Task prompt ▸
Return each line of the data below exactly, omitting any pictures.

Supplied data ▸
━━━━━━━━
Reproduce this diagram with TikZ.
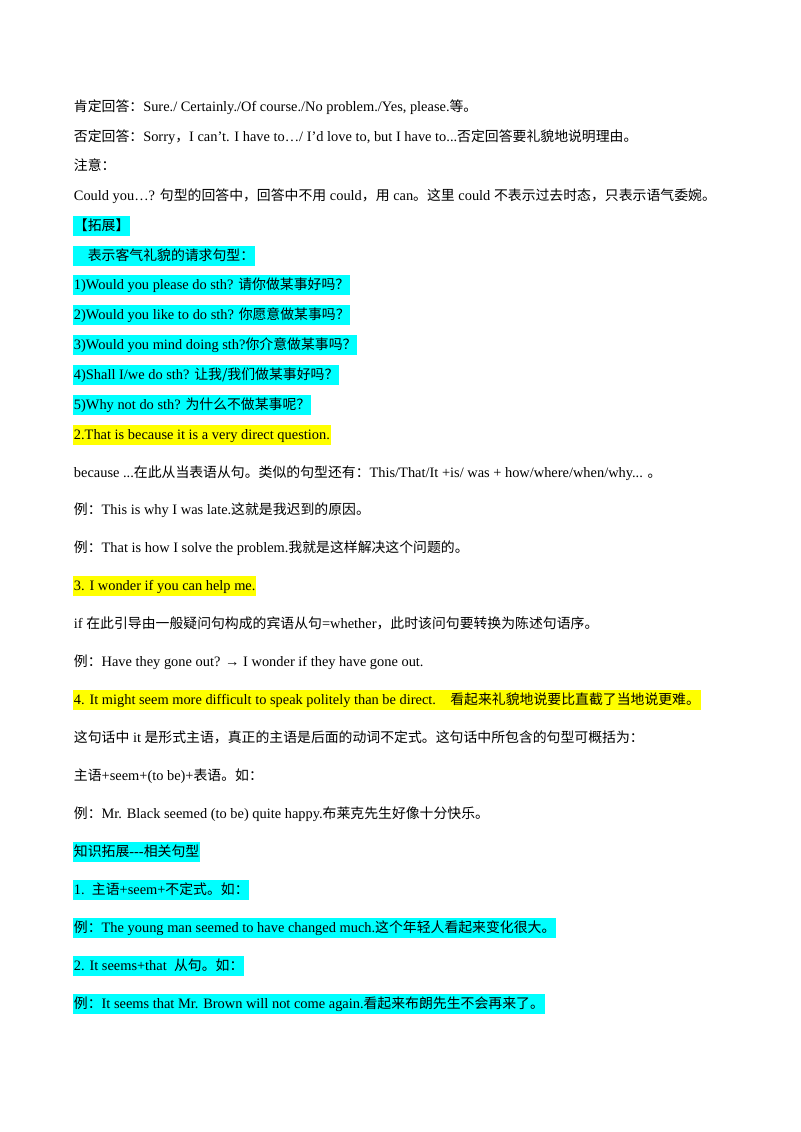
\documentclass[tikz,border=0pt]{standalone}
\usepackage{fontspec}
\setmainfont{Liberation Serif}
\newfontfamily\cjk{Noto Sans CJK SC}
\newcommand{\zh}[1]{{\cjk\fontsize{10.4pt}{12pt}\selectfont #1}}
\definecolor{hcyan}{RGB}{0,255,255}
\definecolor{hyel}{RGB}{255,255,0}
\begin{document}
\begin{tikzpicture}[x=0.75pt,y=-0.75pt,
  ln/.style={anchor=west,inner xsep=0.5pt,inner ysep=1pt,text height=9.5pt,text depth=2.8pt,font=\fontsize{10.8pt}{12pt}\selectfont},
  hc/.style={ln,fill=hcyan},
  hy/.style={ln,fill=hyel}]
\useasboundingbox (0,0) rectangle (800,1132);
\fill[white] (0,0) rectangle (800,1132);
\node[ln] (l1) at (73,107) {\zh{肯定回答：}Sure./ Certainly./Of course./No problem./Yes, please.\zh{等。}};
\node[ln] (l2) at (73,137) {\zh{否定回答：}Sorry\zh{，}I can’t. I have to…/ I’d love to, but I have to...\zh{否定回答要礼貌地说明理由。}};
\node[ln] (l3) at (73,166) {\zh{注意：}};
\node[ln] (l4) at (73,196) {Could you…? \zh{句型的回答中，回答中不用} could\zh{，用} can\zh{。这里} could \zh{不表示过去时态，只表示语气委婉。}};
\node[hc] (l5) at (73,226) {\zh{【拓展】}};
\node[hc] (l6) at (73,256) {\zh{\quad 表示客气礼貌的请求句型：}};
\node[hc] (l7) at (73,285) {1)Would you please do sth? \zh{请你做某事好吗？}};
\node[hc] (l8) at (73,315) {2)Would you like to do sth? \zh{你愿意做某事吗？}};
\node[hc] (l9) at (73,345) {3)Would you mind doing sth?\zh{你介意做某事吗？}};
\node[hc] (l10) at (73,375) {4)Shall I/we do sth? \zh{让我/我们做某事好吗？}};
\node[hc] (l11) at (73,405) {5)Why not do sth? \zh{为什么不做某事呢？}};
\node[hy] (l12) at (73,435) {2.That is because it is a very direct question.};
\node[ln] (l13) at (73,473) {because ...\zh{在此从当表语从句。类似的句型还有：}This/That/It +is/ was + how/where/when/why... \zh{。}};
\node[ln] (l14) at (73,510) {\zh{例：}This is why I was late.\zh{这就是我迟到的原因。}};
\node[ln] (l15) at (73,548) {\zh{例：}That is how I solve the problem.\zh{我就是这样解决这个问题的。}};
\node[hy] (l16) at (73,586) {3. I wonder if you can help me.};
\node[ln] (l17) at (73,624) {if \zh{在此引导由一般疑问句构成的宾语从句}=whether\zh{，此时该问句要转换为陈述句语序。}};
\node[ln] (l18) at (73,662) {\zh{例：}Have they gone out? → I wonder if they have gone out.};
\node[hy] (l19) at (73,700) {4. It might seem more difficult to speak politely than be direct.\quad \zh{看起来礼貌地说要比直截了当地说更难。}};
\node[ln] (l20) at (73,738) {\zh{这句话中} it \zh{是形式主语，真正的主语是后面的动词不定式。这句话中所包含的句型可概括为：}};
\node[ln] (l21) at (73,776) {\zh{主语}+seem+(to be)+\zh{表语。如：}};
\node[ln] (l22) at (73,814) {\zh{例：}Mr. Black seemed (to be) quite happy.\zh{布莱克先生好像十分快乐。}};
\node[hc] (l23) at (73,852) {\zh{知识拓展}{-}{-}{-}\zh{相关句型}};
\node[hc] (l24) at (73,890) {1.\ \ \zh{主语}+seem+\zh{不定式。如：}};
\node[hc] (l25) at (73,928) {\zh{例：}The young man seemed to have changed much.\zh{这个年轻人看起来变化很大。}};
\node[hc] (l26) at (73,966) {2. It seems+that \ \zh{从句。如：}};
\node[hc] (l27) at (73,1004) {\zh{例：}It seems that Mr. Brown will not come again.\zh{看起来布朗先生不会再来了。}};
\end{tikzpicture}
\end{document}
━━━━━━━━
Output of the task ▸
Reproduce this diagram with TikZ.
\documentclass[tikz,border=0pt]{standalone}
\usepackage{fontspec}
\setmainfont{Liberation Serif}
\newfontfamily\cjk{Noto Sans CJK SC}
\newcommand{\zh}[1]{{\cjk\fontsize{10.4pt}{12pt}\selectfont #1}}
\definecolor{hcyan}{RGB}{0,255,255}
\definecolor{hyel}{RGB}{255,255,0}
\begin{document}
\begin{tikzpicture}[x=0.75pt,y=-0.75pt,
  ln/.style={anchor=west,inner xsep=0.5pt,inner ysep=1pt,text height=9.5pt,text depth=2.8pt,font=\fontsize{10.8pt}{12pt}\selectfont},
  hc/.style={ln,fill=hcyan},
  hy/.style={ln,fill=hyel}]
\useasboundingbox (0,0) rectangle (800,1132);
\fill[white] (0,0) rectangle (800,1132);
\node[ln] (l1) at (73,107) {\zh{肯定回答：}Sure./ Certainly./Of course./No problem./Yes, please.\zh{等。}};
\node[ln] (l2) at (73,137) {\zh{否定回答：}Sorry\zh{，}I can’t. I have to…/ I’d love to, but I have to...\zh{否定回答要礼貌地说明理由。}};
\node[ln] (l3) at (73,166) {\zh{注意：}};
\node[ln] (l4) at (73,196) {Could you…? \zh{句型的回答中，回答中不用} could\zh{，用} can\zh{。这里} could \zh{不表示过去时态，只表示语气委婉。}};
\node[hc] (l5) at (73,226) {\zh{【拓展】}};
\node[hc] (l6) at (73,256) {\zh{\quad 表示客气礼貌的请求句型：}};
\node[hc] (l7) at (73,285) {1)Would you please do sth? \zh{请你做某事好吗？}};
\node[hc] (l8) at (73,315) {2)Would you like to do sth? \zh{你愿意做某事吗？}};
\node[hc] (l9) at (73,345) {3)Would you mind doing sth?\zh{你介意做某事吗？}};
\node[hc] (l10) at (73,375) {4)Shall I/we do sth? \zh{让我/我们做某事好吗？}};
\node[hc] (l11) at (73,405) {5)Why not do sth? \zh{为什么不做某事呢？}};
\node[hy] (l12) at (73,435) {2.That is because it is a very direct question.};
\node[ln] (l13) at (73,473) {because ...\zh{在此从当表语从句。类似的句型还有：}This/That/It +is/ was + how/where/when/why... \zh{。}};
\node[ln] (l14) at (73,510) {\zh{例：}This is why I was late.\zh{这就是我迟到的原因。}};
\node[ln] (l15) at (73,548) {\zh{例：}That is how I solve the problem.\zh{我就是这样解决这个问题的。}};
\node[hy] (l16) at (73,586) {3. I wonder if you can help me.};
\node[ln] (l17) at (73,624) {if \zh{在此引导由一般疑问句构成的宾语从句}=whether\zh{，此时该问句要转换为陈述句语序。}};
\node[ln] (l18) at (73,662) {\zh{例：}Have they gone out? → I wonder if they have gone out.};
\node[hy] (l19) at (73,700) {4. It might seem more difficult to speak politely than be direct.\quad \zh{看起来礼貌地说要比直截了当地说更难。}};
\node[ln] (l20) at (73,738) {\zh{这句话中} it \zh{是形式主语，真正的主语是后面的动词不定式。这句话中所包含的句型可概括为：}};
\node[ln] (l21) at (73,776) {\zh{主语}+seem+(to be)+\zh{表语。如：}};
\node[ln] (l22) at (73,814) {\zh{例：}Mr. Black seemed (to be) quite happy.\zh{布莱克先生好像十分快乐。}};
\node[hc] (l23) at (73,852) {\zh{知识拓展}{-}{-}{-}\zh{相关句型}};
\node[hc] (l24) at (73,890) {1.\ \ \zh{主语}+seem+\zh{不定式。如：}};
\node[hc] (l25) at (73,928) {\zh{例：}The young man seemed to have changed much.\zh{这个年轻人看起来变化很大。}};
\node[hc] (l26) at (73,966) {2. It seems+that \ \zh{从句。如：}};
\node[hc] (l27) at (73,1004) {\zh{例：}It seems that Mr. Brown will not come again.\zh{看起来布朗先生不会再来了。}};
\end{tikzpicture}
\end{document}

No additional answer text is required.